Cuando dejamos el colegio, a los once años, nos despedimos actuando en una obra de teatro. Romeo y Julieta. Pero cambiamos el final, y con ello la historia. En la última escena, la pareja se casaba, yo mismo oficié la ceremonia, y nos reunimos todos los alumnos de sexto a su alrededor para cantarles una canción. Aunque ahora no recuerdo cuál. La semana pasada, cuando pasé enfrente del colegio, sin embargo, no recordé nada de ello, sino que pensé en una carrera de bicis sin pedal de cuando teníamos cinco o seis años. Algo que juraría que aquel último día ya había olvidado, y que incluso hoy tampoco podría asegurar que sucediese, no al menos con la asiduidad que creo ahora.
La memoria es equívoca y, como escribía Julian Barnes en El sentido de un final, “lo que acabas recordando no es siempre lo mismo que lo que has presenciado”. A menudo, pensamos en la memoria como un punto final, cuando, en realidad, es una coma que cambiamos a nuestro antojo. Una historia que no paramos de contarnos y que alteramos sin darnos cuenta. En ocasiones, me recuerda a la figura de un profesor. En una mirada inicial, los veíamos serios y sin titubeos; con el tiempo, sin embargo, fueron ganando matices en los que nunca habíamos reparado, aunque también perdieron otros. Cambiaron. Fuimos añadiendo capas a su figura, y al profesor que antes nos tenía manía, ahora hasta le daríamos la razón.
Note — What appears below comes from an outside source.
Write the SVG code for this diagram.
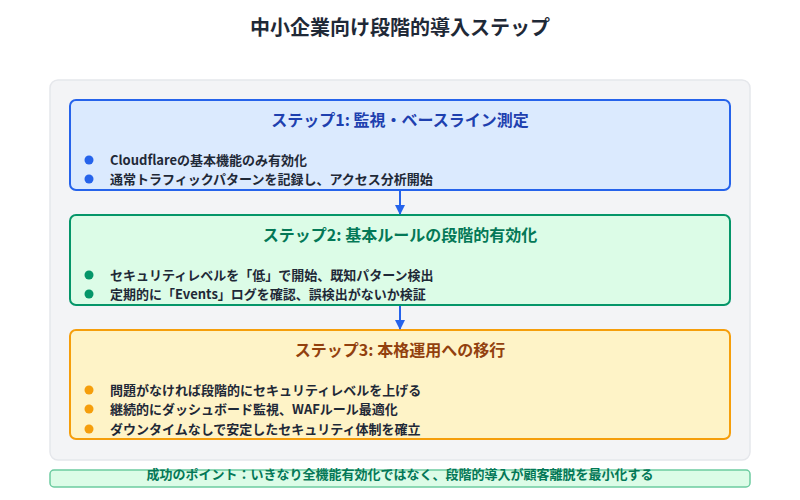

La memoria es interesada, como lo somos todos nosotros, y hay cosas que sólo emergen con el tiempo, cuando el recuerdo o bien se enfría o alguien lo reaviva. En El sentido de un final, el protagonista, Tony Webster, lo vive en sus propias carnes. Tiempo después de su ruptura, se encuentra con su antigua pareja y redescubre por completo su pasada relación y también su final. Uno completamente distinto. Lo que en un inicio se nos presentaba de forma contundente, a medida que el narrador avanza en el recuerdo, va desdibujándose de mil formas diferentes. Aparecen detalles nuevos y palabras omitidas. En un momento, el narrador admite que “al menos recuerdo con claridad las impresiones que dejaron [los recuerdos]. Es lo más lejos que llego”. Y puede que hasta nos confundamos con ello.
El tiempo atenúa la rabia, la tristeza, y también la felicidad. Suaviza el tono. Y, a veces, desbloquea recuerdos, como oculta otros. Los finales, en parte, se recuerdan en la justa medida en la que nos enclaustrábamos nosotros en aquel entonces y en la que nos enclaustramos también ahora. Puede incluso que descubramos partes de la historia que desconocíamos y que alteren por completo aquello que vivimos, las impresiones que debimos sentir.
La magia de la novela de Julian Barnes radica en encontrarle un sentido a cada una de las versiones de la historia que el narrador se cuenta a sí mismo, y que nos contamos nosotros también. Un sentido que nos explique, pese a que nos convierta en culpables y no pueda eximirnos de nada. Un sentido que pueda completar al menos una de las caras del cubo de Rubik en el que vivimos.
Lo que tenemos justo enfrente es lo más complicado de leer y comprender. Al final de la novela, Julian Barnes lo define a la perfección: “la historia que acontece delante de nuestras narices debería ser la más clara, y sin embargo es la más delicuescente”. No llegamos nunca a alcanzar todas las letras porque estamos inmersos en ellas. Y si ahora me empeñase en revivir aquellas carreras de bicis sin pedal, puede que reparase en que siempre nos acabábamos cayendo al suelo, dejando a medias la competición. Puede que fuera consciente de que nunca terminé el primero y que, en verdad, sólo nos preparamos una vez, quizá dos, para la carrera, no más. La pregunta, sin embargo, sería por qué lo recuerdo ahora de otro modo y por qué ha vuelto a mi cabeza tanto tiempo después. Por qué se ha convertido en una mera anécdota.